━━━━━ Data excerpt

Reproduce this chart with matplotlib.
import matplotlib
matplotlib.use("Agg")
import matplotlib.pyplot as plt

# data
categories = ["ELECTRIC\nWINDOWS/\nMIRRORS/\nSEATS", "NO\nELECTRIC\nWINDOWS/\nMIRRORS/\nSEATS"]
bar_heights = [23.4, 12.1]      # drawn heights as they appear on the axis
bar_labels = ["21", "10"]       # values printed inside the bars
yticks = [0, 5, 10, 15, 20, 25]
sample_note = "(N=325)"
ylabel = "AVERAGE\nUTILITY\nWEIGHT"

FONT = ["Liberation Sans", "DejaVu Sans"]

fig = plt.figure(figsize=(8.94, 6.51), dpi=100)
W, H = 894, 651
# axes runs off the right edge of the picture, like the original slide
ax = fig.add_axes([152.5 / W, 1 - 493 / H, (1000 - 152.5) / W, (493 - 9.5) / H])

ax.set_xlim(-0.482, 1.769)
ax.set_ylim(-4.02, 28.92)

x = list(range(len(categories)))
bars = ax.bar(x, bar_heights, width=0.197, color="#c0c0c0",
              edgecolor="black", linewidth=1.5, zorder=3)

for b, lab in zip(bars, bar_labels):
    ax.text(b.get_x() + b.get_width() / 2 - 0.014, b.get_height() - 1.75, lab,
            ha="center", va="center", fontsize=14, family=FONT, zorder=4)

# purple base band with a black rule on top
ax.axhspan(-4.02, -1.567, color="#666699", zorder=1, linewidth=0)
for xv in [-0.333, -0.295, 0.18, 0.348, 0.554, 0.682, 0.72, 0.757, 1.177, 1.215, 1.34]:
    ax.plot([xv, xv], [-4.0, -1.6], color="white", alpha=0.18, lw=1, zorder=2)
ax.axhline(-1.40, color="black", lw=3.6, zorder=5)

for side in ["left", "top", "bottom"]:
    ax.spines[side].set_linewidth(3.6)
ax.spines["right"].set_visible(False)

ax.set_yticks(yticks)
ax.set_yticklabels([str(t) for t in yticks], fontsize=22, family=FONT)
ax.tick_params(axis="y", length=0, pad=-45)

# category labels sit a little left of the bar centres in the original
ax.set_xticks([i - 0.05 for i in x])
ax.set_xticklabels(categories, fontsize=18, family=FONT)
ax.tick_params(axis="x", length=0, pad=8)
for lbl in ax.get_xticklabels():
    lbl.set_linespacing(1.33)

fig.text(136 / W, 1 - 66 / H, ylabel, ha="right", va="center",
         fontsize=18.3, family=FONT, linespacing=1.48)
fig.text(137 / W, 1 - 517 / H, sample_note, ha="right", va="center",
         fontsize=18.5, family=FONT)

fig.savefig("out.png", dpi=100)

━━━━━━━━━━

### [Problem]
Count the lines of the data that contain the string "matplotlib", and reply with that number alone.

### [Answer to this exercise]
4